In contrast to the “sharia law” boogeyman, Islamic law is the multi-vocal product of Muslim jurists who study and interpret Islamic scriptural sources in an attempt to comprehend the abstract concept of divine law (sharīʿah). Muslims recognize that Jewish divine law (al-sharīʿah al-yahūdīyah) and Christian divine law (al-sharīʿah al-masīḥīyah) preceded Islamic divine law. Muslims also recognize that divine law is interpreted differently by different people. The Islamic legal tradition has been operating for more than 1400 years and is implemented differently (or not at all) by approximately 1.6 billion people. For these reasons, the Islamic legal tradition is pluralistic, with multiple legal opinions and little consensus on any given issue. Islamic legal opinions reflect the time and place in which they were formulated, fluctuating as normative social opinion changes. Simply put, Islamic law is what Muslims (particularly Muslim jurists) believe Islamic law to be. There is no unified Islamic legal code; there is no hierarchical organization that has the ultimate authority to determine the content of Islamic law. Islamic law cannot be reduced to any theme – peaceful or violent, democratic or undemocratic, progressive or conservative. In short, Islamic law, while based on attempts to realize divine law (sharīʿah), is not equivalent to the fanciful, nonsensical “sharia law.”
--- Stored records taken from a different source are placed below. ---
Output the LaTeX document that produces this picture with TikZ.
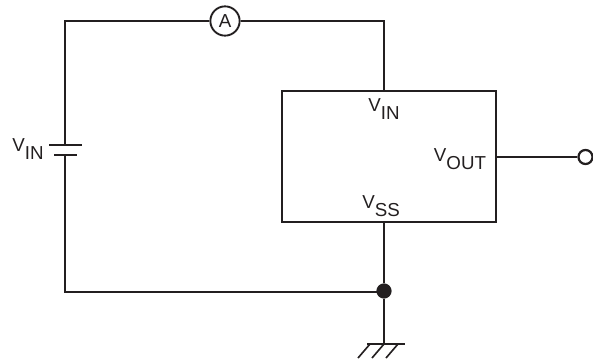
\documentclass[tikz,border=0pt]{standalone}
\usepackage{fontspec}
\setmainfont{Liberation Sans}
\usepackage{xcolor}
\definecolor{inkblack}{HTML}{231F20}
\usetikzlibrary{calc}
\newcommand{\vsub}[1]{V\raisebox{-7.4pt}{#1}}
\tikzset{
	wire/.style={line width=1.9pt,color=inkblack,line join=miter},
	thinwire/.style={line width=1.4pt,color=inkblack},
	label/.style={inner sep=0pt,text=inkblack,font=\fontsize{16}{16}\selectfont},
	meter/.style={circle,draw=inkblack,fill=white,line width=1.6pt,minimum size=25pt,inner sep=0pt,text=inkblack,font=\fontsize{16}{16}\selectfont},
	opencirc/.style={circle,draw=inkblack,fill=white,line width=1.9pt,minimum size=12pt,inner sep=0pt},
	junction/.style={circle,fill=inkblack,minimum size=13pt,inner sep=0pt}
}
\begin{document}
\begin{tikzpicture}[x=0.03cm,y=-0.03cm]
	\useasboundingbox (0,0) rectangle (593,361);

	\coordinate (topleft) at (65,21);
	\coordinate (topright) at (384,21);
	\coordinate (botleft) at (65,292);
	\coordinate (plateA) at (65,145);
	\coordinate (plateB) at (65,155);
	\coordinate (boxA) at (282,91);
	\coordinate (boxB) at (496,222);
	\coordinate (boxtop) at (384,91);
	\coordinate (boxbot) at (384,222);
	\coordinate (boxout) at (496,157);
	\coordinate (gnd) at (384,344);

	\node [meter] (ammeter) at (225,21) {A};
	\node [opencirc] (output) at (585.5,157) {};
	\node [junction] (dot) at (384,291) {};

	\draw [wire] (plateA) -- (topleft) -- (ammeter);
	\draw [wire] (ammeter) -- (topright) -- (boxtop);
	\draw [wire] (plateB) -- (botleft) -- (botleft -| dot);
	\draw [wire] (boxbot) -- (dot) -- (gnd);
	\draw [wire] (boxout) -- (output);
	\draw [wire] (boxA) rectangle (boxB);

	\draw [thinwire] ($(plateA)+(-16,0)$) -- ($(plateA)+(17,0)$);
	\draw [wire,line width=2.4pt] ($(plateB)+(-11,0)$) -- ($(plateB)+(12,0)$);

	\draw [thinwire] ($(gnd)+(-17,0)$) -- ($(gnd)+(21,0)$);
	\foreach \dx in {-14,0,14}
		\draw [thinwire] ($(gnd)+(\dx,0)$) -- ($(gnd)+(\dx-12,14)$);

	\node [label] (vinleft) at (28,149) {\vsub{IN}};
	\node [label] (vintop) at (384,109) {\vsub{IN}};
	\node [label] (vout) at (460,159) {\vsub{OUT}};
	\node [label] (vss) at (381,206) {\vsub{SS}};
\end{tikzpicture}
\end{document}
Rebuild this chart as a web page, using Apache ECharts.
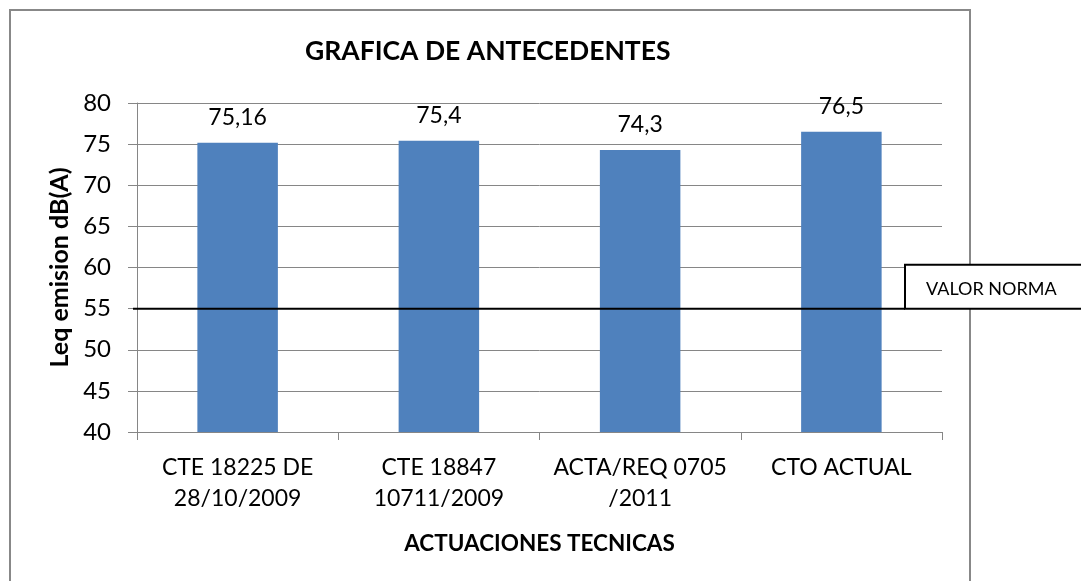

“Sharia law,” then, is a propaganda term used for political objectives. Believing in – or supporting – a legal tradition is a matter of identity; thus, denouncing a legal tradition is equivalent to denouncing the people who follow that legal tradition. This type of religious prejudice is a timeworn strategy of bigots. Nazi propaganda accused Jews of adhering to “problematic” Jewish laws (rather than German laws), with the potential of creating a state within a state. Just as anti-Semites alleged that observance of Jewish law precluded Jews from being full citizens, anti-Muslim extremists allege that belief in “sharia law” undermines state law and supports terrorism. The comparison of the contemporary vilification of “sharia law” with the historical disparagement of Jewish law exposes it as a dangerous prejudice.
Muslim extremists themselves use the term “sharia” precisely in order to trigger (unfounded) Western fears. Extremist groups intentionally claim that “sharia law” motivates their activities – even when there is overwhelming evidence to the contrary. For example, orthodox Islamic law explicitly prohibits the targeting of civilians during warfare, but extremist groups ignore this unambiguous rule. The notion that Muslim extremists implement Islamic law is as unreasonable as the claim that Christian extremists implement biblical law or that Jewish extremists implement Jewish law. Extremists of any affiliation use whatever tools are available to justify their violence. Belief in or adherence to Islamic law does not cause or promote violence. A clear understanding of Islamic law will help deprive extremist groups, both non-Muslim and Muslim, from using “sharia law” as a political tool.
Lena Salaymeh is Associate Professor of Law at Tel Aviv University, where she teaches law and religion. A member of the California Bar, she specializes in Islamic and Jewish legal traditions in both historical and contemporary settings.